Visual feast

The Wildcats and other Diamond Head Classic teams enjoyed a private showing of "Creation - A Polynesian Journey," a historical-themed luau at the Sheraton Princess Kaiulani on Friday night.

The luau, which regularly sells for $105, included an enormous buffet and a show that traces Polynesian history via wind and fire and other visuals.

The story detailed the blowing up of volcanoes to create the Hawaiian islands, while the dances included a Samoan fire-knife dance, traditional New Zealand dance and modern hula.

Many of the performers in the cast were invited to perform for president Barack Obama at the White House in 2009.

Inspirational words

Former UCLA player Sean Farnham, who is one of two ESPN analysts working the Diamond Head Classic along with former UA standout Miles Simon, implored the teams' players to make the most of their opportunities during a brief speech before the luau.

Simon "was the most valuable player of a championship team," Farnham said. "I wasn't that guy. But I made sure I took advantage of every opportunity. … Whatever your goal is as a team, it is all there in front of you."

Thanks, Dad

ETSU coach Murry Bartow spent a decade playing and coaching under his father, Gene, at Alabama-Birmingham.

So breaking down his father's influence on his style today was not an easy task to accomplish during a brief pre-practice interview Friday.

"I mean, that would take me too long," Bartow said. "He won a lot of games, but really the takeaway for me was the way he treated people. He was an incredible person with the way he treated people, and that's big as a coach, whether it's your players or the people around you. I had a great experience playing for him and coaching for him."

Gene Bartow died last January at age 81.

Travel marathon

In order to save a few bucks on airfare - and give its players some extra beach time - East Tennessee State opted to travel to Honolulu on Wednesday; most other teams arrived on Thursday.

Turned out, the Bucs needed the extra time in Hawaii to recover.

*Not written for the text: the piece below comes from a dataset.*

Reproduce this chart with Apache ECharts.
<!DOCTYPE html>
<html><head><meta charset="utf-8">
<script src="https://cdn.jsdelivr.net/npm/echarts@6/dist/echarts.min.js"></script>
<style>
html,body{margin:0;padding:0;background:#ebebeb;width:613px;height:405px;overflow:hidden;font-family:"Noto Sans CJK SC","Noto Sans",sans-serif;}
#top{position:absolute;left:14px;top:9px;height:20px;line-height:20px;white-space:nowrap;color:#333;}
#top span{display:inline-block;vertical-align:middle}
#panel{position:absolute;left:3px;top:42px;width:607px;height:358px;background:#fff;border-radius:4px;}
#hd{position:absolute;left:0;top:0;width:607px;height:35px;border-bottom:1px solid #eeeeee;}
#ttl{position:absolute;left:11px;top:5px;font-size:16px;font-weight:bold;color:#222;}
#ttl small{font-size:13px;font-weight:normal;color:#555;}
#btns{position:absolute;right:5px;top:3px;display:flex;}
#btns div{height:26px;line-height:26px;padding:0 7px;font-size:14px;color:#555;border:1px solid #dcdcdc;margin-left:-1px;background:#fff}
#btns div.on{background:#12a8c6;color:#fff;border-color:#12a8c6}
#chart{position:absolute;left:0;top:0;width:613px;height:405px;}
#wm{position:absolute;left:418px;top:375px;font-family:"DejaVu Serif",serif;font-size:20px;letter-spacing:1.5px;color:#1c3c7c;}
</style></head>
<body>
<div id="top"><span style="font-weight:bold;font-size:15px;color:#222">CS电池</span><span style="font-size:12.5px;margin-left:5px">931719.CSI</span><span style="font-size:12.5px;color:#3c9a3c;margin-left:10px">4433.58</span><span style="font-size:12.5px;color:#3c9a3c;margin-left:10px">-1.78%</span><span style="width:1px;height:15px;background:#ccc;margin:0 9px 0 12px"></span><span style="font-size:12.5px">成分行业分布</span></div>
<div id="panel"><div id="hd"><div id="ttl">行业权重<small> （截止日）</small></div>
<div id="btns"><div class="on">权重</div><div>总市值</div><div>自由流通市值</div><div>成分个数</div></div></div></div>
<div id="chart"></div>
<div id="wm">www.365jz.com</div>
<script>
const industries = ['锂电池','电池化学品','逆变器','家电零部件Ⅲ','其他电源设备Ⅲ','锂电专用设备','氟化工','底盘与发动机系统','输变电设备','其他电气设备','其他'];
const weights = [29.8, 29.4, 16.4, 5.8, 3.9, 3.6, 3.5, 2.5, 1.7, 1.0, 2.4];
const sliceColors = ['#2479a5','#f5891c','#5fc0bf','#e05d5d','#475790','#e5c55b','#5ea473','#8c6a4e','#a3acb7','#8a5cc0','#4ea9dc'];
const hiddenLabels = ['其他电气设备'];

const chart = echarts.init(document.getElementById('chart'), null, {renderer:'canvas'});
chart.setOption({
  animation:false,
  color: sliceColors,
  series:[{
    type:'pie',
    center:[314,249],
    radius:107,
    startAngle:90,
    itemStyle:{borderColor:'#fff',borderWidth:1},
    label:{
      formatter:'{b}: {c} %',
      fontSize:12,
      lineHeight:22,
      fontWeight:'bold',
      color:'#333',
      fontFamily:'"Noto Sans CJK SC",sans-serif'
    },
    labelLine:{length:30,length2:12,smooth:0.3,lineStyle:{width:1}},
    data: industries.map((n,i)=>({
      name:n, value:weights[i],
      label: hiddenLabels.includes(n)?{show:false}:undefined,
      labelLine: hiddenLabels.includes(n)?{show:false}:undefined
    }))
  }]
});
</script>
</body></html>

ETSU left Johnson City, Tenn., at 9:30 a.m. Eastern Time on Wednesday, drove a half hour to the Tri-Cities Regional Airport, then took a hopper to Charlotte. From there, the Bucs lounged around for two hours before flying for about five hours to Phoenix.

Then, they were forced to race to their second connecting flight, barely making it and spending another six-plus hours on board over the Pacific. They arrived in Honolulu at about 10 p.m. local time, and by the time many of them went to bed, had been up a full 24 hours.

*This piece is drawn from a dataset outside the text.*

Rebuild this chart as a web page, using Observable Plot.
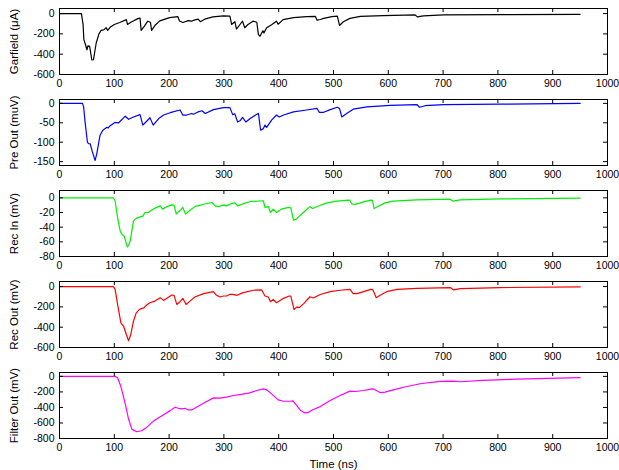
<!DOCTYPE html>
<html><head><meta charset="utf-8">
<script src="https://cdn.jsdelivr.net/npm/d3@7"></script>
<script src="https://cdn.jsdelivr.net/npm/@observablehq/plot@0.6"></script>
<style>
body{margin:0;background:#fff;}
#chart{width:619px;font-family:"Liberation Sans",Arial,Helvetica,sans-serif;}
#chart svg{display:block;}
g[aria-label="y-axis label"] text, g[aria-label="x-axis label"] text{font-size:11.5px;}
g[aria-label="y-axis label"], g[aria-label="x-axis label"]{font-size:11.5px;}
</style>
</head><body><div id="chart"></div>
<script>
// x ticks (ns)
const xTicks = [0,100,200,300,400,500,600,700,800,900,1000];

// series: [time (ns), value]
const garfield = [[0,0],[40,0],[43,-107],[44.5,-257],[47.5,-307],[50,-357],[52,-317],[55,-323],[59,-457],[62,-455],[67,-290],[72,-200],[76,-165],[81,-160],[85,-138],[88,-165],[93,-132],[100,-107],[110,-88],[122,-60],[124,-107],[131,-83],[143,-50],[147,-45],[149,-165],[155,-123],[161,-75],[166,-85],[168,-165],[174,-118],[183,-72],[201,-40],[216,-30],[219,-73],[225,-88],[235,-70],[241,-75],[247,-62],[253,-55],[257,-80],[265,-55],[280,-33],[299,-23],[311,-26],[314,-107],[320,-80],[323,-152],[329,-110],[334,-75],[338,-140],[344,-108],[353,-75],[360,-85],[363,-207],[366,-223],[371,-170],[373,-190],[378,-140],[387,-110],[396,-75],[399,-105],[408,-60],[427,-40],[451,-30],[467,-28],[470,-65],[476,-58],[482,-47],[497,-30],[507,-25],[511,-117],[518,-80],[530,-47],[549,-27],[591,-20],[649,-13],[653,-33],[664,-23],[701,-13],[804,-10],[950,-7]];

const preOut = [[0,0],[42,0],[44,-9],[47,-52],[51,-100],[53,-104],[56,-104],[60,-125],[65,-147],[68,-130],[74,-82],[79,-69],[86,-62],[89,-63],[92,-58],[101,-49],[108,-50],[120,-33],[126,-41],[135,-35],[147,-29],[152,-56],[159,-46],[165,-37],[171,-56],[181,-39],[190,-30],[202,-24],[220,-17],[225,-30],[232,-30],[241,-26],[244,-28],[253,-22],[260,-19],[266,-26],[281,-16],[299,-11],[311,-11],[316,-29],[320,-27],[325,-48],[330,-44],[334,-36],[340,-48],[348,-39],[360,-28],[363,-26],[367,-69],[372,-65],[375,-56],[378,-62],[387,-43],[396,-30],[401,-35],[409,-30],[427,-22],[451,-17],[470,-13],[474,-23],[482,-23],[494,-16],[507,-10],[511,-13],[515,-35],[524,-26],[536,-15],[561,-9],[603,-5],[652,-3],[657,-10],[667,-6],[701,-3],[804,-2],[950,0]];

const recIn = [[0,0],[98,0],[101.5,-4],[106,-27],[111,-46],[114,-50],[118,-52],[121,-60],[124,-67],[126,-65],[129,-59],[135,-31.5],[140,-28],[147,-26],[152,-25],[156,-20],[162,-20],[168,-17],[177,-13],[184,-11],[188,-15.5],[196,-12],[205,-9.6],[209,-10],[213,-22],[219,-18],[225,-13],[230,-22],[238,-17],[247,-12],[263,-8.7],[278,-6.4],[284,-11],[290,-12],[300,-9.6],[305,-11],[314,-7.8],[320,-6.9],[325,-11],[336,-7.8],[348,-5],[372,-4],[375,-13],[381,-12],[385,-20],[390,-15.5],[396,-20],[405,-15.5],[418,-13],[422,-13.5],[427,-30.6],[432,-29],[436,-26],[442,-22],[451,-16],[457,-12],[462,-14.5],[475,-10.5],[488,-6.9],[506,-4.6],[527,-3.2],[530,-3.5],[533,-8.2],[540,-9],[555,-5.5],[568,-3.2],[571,-3.5],[574,-14.6],[582,-11.4],[594,-6.9],[609,-4.6],[652,-2.7],[713,-1.8],[718,-4.6],[731,-2.7],[804,-1.4],[950,-0.5]];

const recOut = [[0,0],[98.5,0],[101.5,-27],[106,-176],[112,-358],[117,-391],[121,-457],[126,-534],[130,-474],[135,-341],[140,-259],[146,-225],[150,-215],[154,-209],[159,-182],[165,-159],[174,-143],[184,-109],[190,-136],[196,-116],[205,-83],[209,-86],[214,-176],[220,-149],[225,-116],[231,-176],[238,-143],[247,-103],[263,-70],[281,-50],[286,-83],[293,-103],[299,-93],[305,-93],[311,-76],[316,-76],[324,-86],[335,-60],[354,-36],[369,-33],[375,-93],[381,-103],[385,-149],[390,-126],[396,-159],[409,-116],[419,-93],[422,-93],[428,-225],[433,-202],[438,-205],[446,-165],[457,-100],[463,-112],[476,-78],[494,-50],[512,-36],[530,-27],[536,-70],[543,-70],[555,-50],[568,-27],[572,-33],[578,-109],[585,-86],[597,-50],[616,-27],[652,-17],[713,-10],[719,-33],[731,-20],[804,-10],[950,-3]];

const filterOut = [[0,0],[101.5,0],[106,-17],[112,-130],[120,-355],[126,-549],[132,-679],[141,-713],[150,-700],[159,-657],[171,-579],[184,-519],[190,-493],[202,-441],[211,-398],[217,-411],[223,-419],[229,-411],[235,-432],[241,-432],[250,-398],[266,-333],[281,-277],[293,-281],[305,-268],[317,-246],[329,-234],[345,-216],[360,-182],[372,-160],[378,-173],[387,-225],[399,-303],[409,-320],[421,-320],[426,-316],[433,-376],[440,-440],[448,-471],[453,-468],[462,-430],[476,-389],[494,-311],[512,-246],[530,-190],[540,-195],[555,-182],[570,-160],[574,-165],[585,-208],[594,-203],[609,-173],[634,-130],[658,-95],[694,-65],[719,-61],[731,-69],[773,-52],[834,-35],[950,-17]];

const labels = ["Garfield (\u03bcA)","Pre Out (muV)","Rec In (mV)","Rec Out (mV)","Filter Out (mV)"];
const yDomains = [[-600,50],[-160,10],[-80,10],[-600,50],[-800,50]];
const yTicks = [[-600,-400,-200,0],[-150,-100,-50,0],[-80,-60,-40,-20,0],[-600,-400,-200,0],[-800,-600,-400,-200,0]];
const colors = ["#000000","#0000ff","#00ee00","#ff0000","#ff00ff"];
const series = [garfield, preOut, recIn, recOut, filterOut];

const W = 619, ML = 59, MR = 12, MT = 8, IH = 66, TL = 4;
const IW = W - ML - MR;
const root = document.getElementById("chart");

series.forEach((s, i) => {
  const last = i === series.length - 1;
  const data = s.map(([t, v]) => ({t, v}));
  const mb = last ? 32 : 17;
  const chart = Plot.plot({
    width: W,
    height: MT + IH + mb,
    marginLeft: ML, marginRight: MR, marginTop: MT, marginBottom: mb,
    style: {fontFamily: '"Liberation Sans",Arial,Helvetica,sans-serif', fontSize: "10.5px", color: "#000", background: "#fff", overflow: "visible"},
    x: {domain: [0, 1000]},
    y: {domain: yDomains[i]},
    marks: [
      Plot.line(data, {x: "t", y: "v", stroke: colors[i], strokeWidth: 1.2}),
      Plot.ruleX(xTicks, {insetTop: IH - TL}),
      Plot.ruleX(xTicks, {insetBottom: IH - TL}),
      Plot.ruleY(yTicks[i], {insetRight: IW - TL}),
      Plot.ruleY(yTicks[i], {insetLeft: IW - TL}),
      Plot.frame({stroke: "#000"}),
      Plot.axisX({ticks: xTicks, tickSize: 0, tickPadding: 5, tickFormat: d => String(d),
        label: last ? "Time (ns)" : null, labelAnchor: "center", labelArrow: "none", labelOffset: 29}),
      Plot.axisY({ticks: yTicks[i], tickSize: 0, tickPadding: 5, tickFormat: d => String(d),
        label: labels[i], labelAnchor: "center", labelArrow: "none", labelOffset: 50})
    ]
  });
  root.appendChild(chart);
});
</script>
</body></html>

Arizona had it considerably easier: The Wildcats bused to Phoenix, and took a nonstop flight to Honolulu.

"It was a smooth trip," UA coach Sean Miller said.

The big number


The Diamond Head Classic-record three-point attempts former UA guard Zane Johnson shot for Hawaii over the three games of the event last season, making 10 of them


"It's a blessing (to go to Hawaii), which most people can't even say that they did. To go and do what you love to do and everything's paid for? That's unheard of."

- ETSU guard Lester Wilson

Paying respects

ETSU coach Murry Bartow said he hoped to take the Bucs to visit the USS Arizona Memorial on Monday, but Miller said he didn't think the Wildcats could pull it off.

The Diamond Head Classic has three games in four days, with Monday off to rest and practice for a final game Tuesday.

"I think all of us would love to go to Pearl Harbor, but logistically, it's almost impossible because of the time and the crowds," Miller said.

Tourist time

The extra day did give the Bucs a chance to practice and goof off a bit on Thursday, while they had a chance to work out at the Stan Sheriff Center on Friday.

They had even planned a local snorkeling excursion, but that failed because of an issue with the bus driver. But nobody was complaining.

"This is a once-in-a-lifetime thing," ETSU guard Jarvis Jones said. "I'm just excited to be out here."

Pure cane sugar

UA backup guard Jordin Mayes, noted for not getting any "sugar" by Miller after he played well in a game last season, couldn't be missed in the sports section of Friday's Honolulu Star-Advertiser.

He was the most prominently featured of four players shown in a half-page advertisement for the Diamond Head Classic, which is selling tickets for as low as $10.